Going forward, the companies who (A) control the most valuable content and (B) control the means of production (very Marxist, I know) and delivery will not only survive, but they'll win big. And the consumer will not only benefit from a multi-platform world, they'll have more options - that they ultimately control - than ever before.

Of course, SIRI bulls will latch onto points A and B and argue that I make the case for SIRI. That misses the point. Sirius XM has very little exclusive content and it delivers what it does have over yesterday's technology.

Smart phones only tell part of the story, but they serve as a proper poster child for the larger trend toward (though, we're already smack dab in the heart of it) wireless streaming:

For folks (like me) who prefer words, Nielsen (NYSE:NLSN) puts it plainly:

Almost half (49.7%) of U.S. mobile subscribers now own smart phones, as of February 2012. According to Nielsen, this marks an increase of 38% over last year; in February 2011, only 36% of mobile subscribers owned smart phones. This growth is driven by increasing smart phone adoption, as more than two-thirds of those who acquired a new mobile device in the last three months chose a smart phone over a feature phone.

Between the government, the wireless carriers, spectrum owners and companies like Apple, who presently enjoy a free ride on the backs of AT&T (T), Verizon (VZ) and Sprint (S), we'll end up with more than enough capacity to become a wholly mobile society for the purposes of both business and pleasure. Not only do consumers want this, but it's really the way forward if the United States hopes to remain one of the world's top dogs. From the President's 2013 budget:

Bring Next-Generation, Wireless Broad-band to All Parts the Country. The advances in wireless technology and the adoption and reliance on wireless devices in daily commercial and personal life have been dramatic. High-speed, wireless broadband is fast becoming a critical component of business operations and economic growth. The United States needs to lead the world in providing broad access to the fastest networks possible.

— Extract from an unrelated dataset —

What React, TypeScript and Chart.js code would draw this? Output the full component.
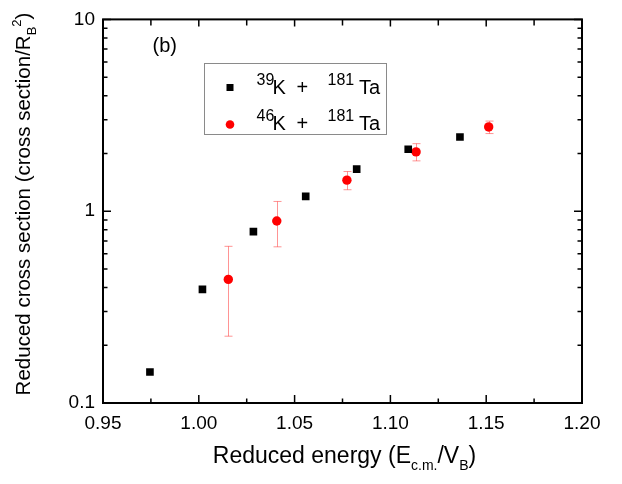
import { useEffect, useRef } from 'react';
import { Chart, registerables } from 'chart.js';

Chart.register(...registerables);

// ---- data ----
const k39Energy = [0.9745, 1.0019, 1.0285, 1.0558, 1.0824, 1.1093, 1.1363];
const k39Sigma = [0.145, 0.391, 0.782, 1.194, 1.656, 2.104, 2.438];
const k46Energy = [1.0154, 1.0407, 1.0773, 1.1134, 1.1513];
const k46Sigma = [0.441, 0.889, 1.452, 2.038, 2.75];
const k46ErrLow = [0.223, 0.652, 1.294, 1.83, 2.54];
const k46ErrHigh = [0.656, 1.124, 1.61, 2.25, 2.95];
const xTickValues = [0.95, 1.0, 1.05, 1.1, 1.15, 1.2];
const xTickLabels = ['0.95', '1.00', '1.05', '1.10', '1.15', '1.20'];
const yTickValues = [0.1, 1, 10];
const yTickLabels = ['0.1', '1', '10'];

const FONT = '"Liberation Sans", Arial, Helvetica, sans-serif';

type Seg = { t: string; size: number; dy: number };

function drawSegs(ctx: CanvasRenderingContext2D, segs: Seg[], x0: number, y0: number, center: boolean) {
  let w = 0;
  for (const s of segs) {
    ctx.font = `${s.size}px ${FONT}`;
    w += ctx.measureText(s.t).width;
  }
  let x = center ? x0 - w / 2 : x0;
  for (const s of segs) {
    ctx.font = `${s.size}px ${FONT}`;
    ctx.fillText(s.t, x, y0 + s.dy);
    x += ctx.measureText(s.t).width;
  }
}

const decorPlugin = {
  id: 'decor',
  beforeDatasetsDraw(chart: any) {
    const ctx = chart.ctx as CanvasRenderingContext2D;
    const xs = chart.scales.x;
    const ys = chart.scales.y;
    ctx.save();
    ctx.strokeStyle = 'rgba(255,60,60,0.55)';
    ctx.lineWidth = 1;
    for (let i = 0; i < k46Energy.length; i++) {
      const px = Math.round(xs.getPixelForValue(k46Energy[i])) + 0.5;
      const pLo = ys.getPixelForValue(k46ErrLow[i]);
      const pHi = ys.getPixelForValue(k46ErrHigh[i]);
      ctx.beginPath();
      ctx.moveTo(px, pLo);
      ctx.lineTo(px, pHi);
      ctx.moveTo(px - 4, pLo);
      ctx.lineTo(px + 4, pLo);
      ctx.moveTo(px - 4, pHi);
      ctx.lineTo(px + 4, pHi);
      ctx.stroke();
    }
    ctx.restore();
  },
  afterDraw(chart: any) {
    const ctx = chart.ctx as CanvasRenderingContext2D;
    const a = chart.chartArea;
    const xs = chart.scales.x;
    const ys = chart.scales.y;
    ctx.save();
    // frame
    ctx.strokeStyle = '#000';
    ctx.lineWidth = 2;
    ctx.strokeRect(a.left, a.top, a.right - a.left, a.bottom - a.top);
    // x ticks
    ctx.lineWidth = 1.5;
    ctx.beginPath();
    for (let i = 0; i < xTickValues.length; i++) {
      const px = xs.getPixelForValue(xTickValues[i]);
      ctx.moveTo(px, a.bottom);
      ctx.lineTo(px, a.bottom - 8);
      ctx.moveTo(px, a.top);
      ctx.lineTo(px, a.top + 7);
      if (i < xTickValues.length - 1) {
        const mx = xs.getPixelForValue((xTickValues[i] + xTickValues[i + 1]) / 2);
        ctx.moveTo(mx, a.bottom);
        ctx.lineTo(mx, a.bottom - 4.5);
        ctx.moveTo(mx, a.top);
        ctx.lineTo(mx, a.top + 6);
      }
    }
    // y ticks
    for (let i = 0; i < yTickValues.length; i++) {
      const py = ys.getPixelForValue(yTickValues[i]);
      ctx.moveTo(a.left, py);
      ctx.lineTo(a.left + 8, py);
      ctx.moveTo(a.right, py);
      ctx.lineTo(a.right - 8, py);
      if (i < yTickValues.length - 1) {
        for (let m = 2; m <= 9; m++) {
          const my = ys.getPixelForValue(yTickValues[i] * m);
          ctx.moveTo(a.left, my);
          ctx.lineTo(a.left + 4.5, my);
          ctx.moveTo(a.right, my);
          ctx.lineTo(a.right - 4.5, my);
        }
      }
    }
    ctx.stroke();

    ctx.fillStyle = '#000';
    ctx.textAlign = 'left';
    ctx.textBaseline = 'alphabetic';
    // panel label
    ctx.font = `20px ${FONT}`;
    ctx.fillText('(b)', 152.5, 51.5);

    // x title
    drawSegs(
      ctx,
      [
        { t: 'Reduced energy (E', size: 23, dy: 0 },
        { t: 'c.m.', size: 14, dy: 7 },
        { t: '/V', size: 23, dy: 0 },
        { t: 'B', size: 14, dy: 7 },
        { t: ')', size: 23, dy: 0 },
      ],
      (a.left + a.right) / 2 + 2,
      462.5,
      true
    );

    // y title
    ctx.save();
    ctx.translate(29.5, 204);
    ctx.rotate(-Math.PI / 2);
    drawSegs(
      ctx,
      [
        { t: 'Reduced cross section (cross section/R', size: 20.5, dy: 0 },
        { t: 'B', size: 13, dy: 6 },
        { t: '2', size: 13, dy: -9 },
        { t: ')', size: 20.5, dy: 0 },
      ],
      0,
      0,
      true
    );
    ctx.restore();

    // legend box
    ctx.strokeStyle = '#8a8a8a';
    ctx.lineWidth = 1;
    ctx.strokeRect(204.5, 63.5, 182, 71);
    // markers
    ctx.fillStyle = '#000';
    ctx.fillRect(226.5, 84, 7, 7);
    ctx.fillStyle = '#ff0000';
    ctx.beginPath();
    ctx.arc(230, 124.5, 4.3, 0, Math.PI * 2);
    ctx.fill();
    ctx.fillStyle = '#000';
    const rows = [
      { a: '39', base: 93.5 },
      { a: '46', base: 129.5 },
    ];
    for (const r of rows) {
      ctx.font = `16px ${FONT}`;
      ctx.fillText(r.a, 256.5, r.base - 9);
      ctx.font = `20px ${FONT}`;
      ctx.fillText('K', 272.5, r.base);
      ctx.fillText('+', 296.5, r.base);
      ctx.font = `16px ${FONT}`;
      ctx.fillText('181', 327.5, r.base - 9);
      ctx.font = `20px ${FONT}`;
      ctx.fillText('Ta', 359, r.base);
    }
    ctx.restore();
  },
};

export default function App() {
  const ref = useRef<HTMLCanvasElement | null>(null);
  useEffect(() => {
    if (!ref.current) return;
    const chart = new Chart(ref.current, {
      type: 'scatter',
      data: {
        datasets: [
          {
            label: '39K + 181Ta',
            data: k39Energy.map((x, i) => ({ x, y: k39Sigma[i] })),
            pointStyle: 'rect',
            pointRadius: 5.4,
            pointHoverRadius: 5.4,
            backgroundColor: '#000',
            borderWidth: 0,
          },
          {
            label: '46K + 181Ta',
            data: k46Energy.map((x, i) => ({ x, y: k46Sigma[i] })),
            pointStyle: 'circle',
            pointRadius: 4.7,
            pointHoverRadius: 4.7,
            backgroundColor: '#ff0000',
            borderWidth: 0,
          },
        ],
      },
      options: {
        responsive: false,
        animation: false,
        layout: { padding: { left: 0, top: 18, right: 40, bottom: 0 } },
        plugins: { legend: { display: false }, tooltip: { enabled: false } },
        scales: {
          x: {
            type: 'linear',
            min: 0.95,
            max: 1.2,
            grid: { display: false, drawTicks: false },
            border: { display: false },
            afterBuildTicks: (s: any) => {
              s.ticks = xTickValues.map((v) => ({ value: v }));
            },
            afterFit: (s: any) => {
              s.height = 81;
            },
            ticks: {
              autoSkip: false,
              maxRotation: 0,
              padding: 9,
              color: '#000',
              font: { family: FONT, size: 19 },
              callback: (_v: any, i: number) => xTickLabels[i],
            },
          },
          y: {
            type: 'logarithmic',
            min: 0.1,
            max: 10,
            grid: { display: false, drawTicks: false },
            border: { display: false },
            afterBuildTicks: (s: any) => {
              s.ticks = yTickValues.map((v) => ({ value: v }));
            },
            afterFit: (s: any) => {
              s.width = 103;
            },
            ticks: {
              autoSkip: false,
              padding: 8,
              color: '#000',
              font: { family: FONT, size: 19 },
              callback: (_v: any, i: number) => yTickLabels[i],
            },
          },
        },
      },
      plugins: [decorPlugin],
    });
    return () => chart.destroy();
  }, []);
  return (
    <div style={{ position: 'fixed', left: 0, top: 0, width: 622, height: 484, background: '#fff' }}>
      <canvas ref={ref} width={622} height={484} style={{ width: 622, height: 484 }} />
    </div>
  );
}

As such, the investment theme in the broad media space over the next decade centers on the companies that own the most valuable content, particularly the last vestiges of appointment viewing and listening, and/or aggressively leverage the multiple platforms that consumers choose to access that content on.

I've written quite a bit on this subject and will write more, but feel free to search my article history on Bell Canada (BCE), Rogers Communications (RCI), Time Warner (TWX) and Pandora (P). I consider these four firms - three heritage dividend-payers and one risky speculative play - among the best-positioned as the world continues to get more connected and disconnected all at once.

Each of these companies has something - and in the first three instances - everything that companies like Sirius XM and Netflix (NFLX) do not have. BCE and RCI have a telecommunications, media and entertainment empire almost completely built out in Canada. TWX owns media franchises across its holdings and continues to embrace multi-platform delivery (see, e.g., HBO GO). And Pandora appears set to sit pretty at number two to Google (GOOG) as mobile ad revenue explodes this decade.

I am a long-term investor, as in I measure my time horizon in years and decades, not weeks and months. I am playing the space by aggressively dollar-cost averaging into BCE, RCI, TWX and P. By the end of the year, I intend to have achieved an allocation of 85% of this particular basket to the first three stocks with the remaining 15% to the much more speculative P.

Disclosure: I am long BCE, P, RCI, TWX, VZ.

Additional disclosure: I am long NFLX June $40 put options.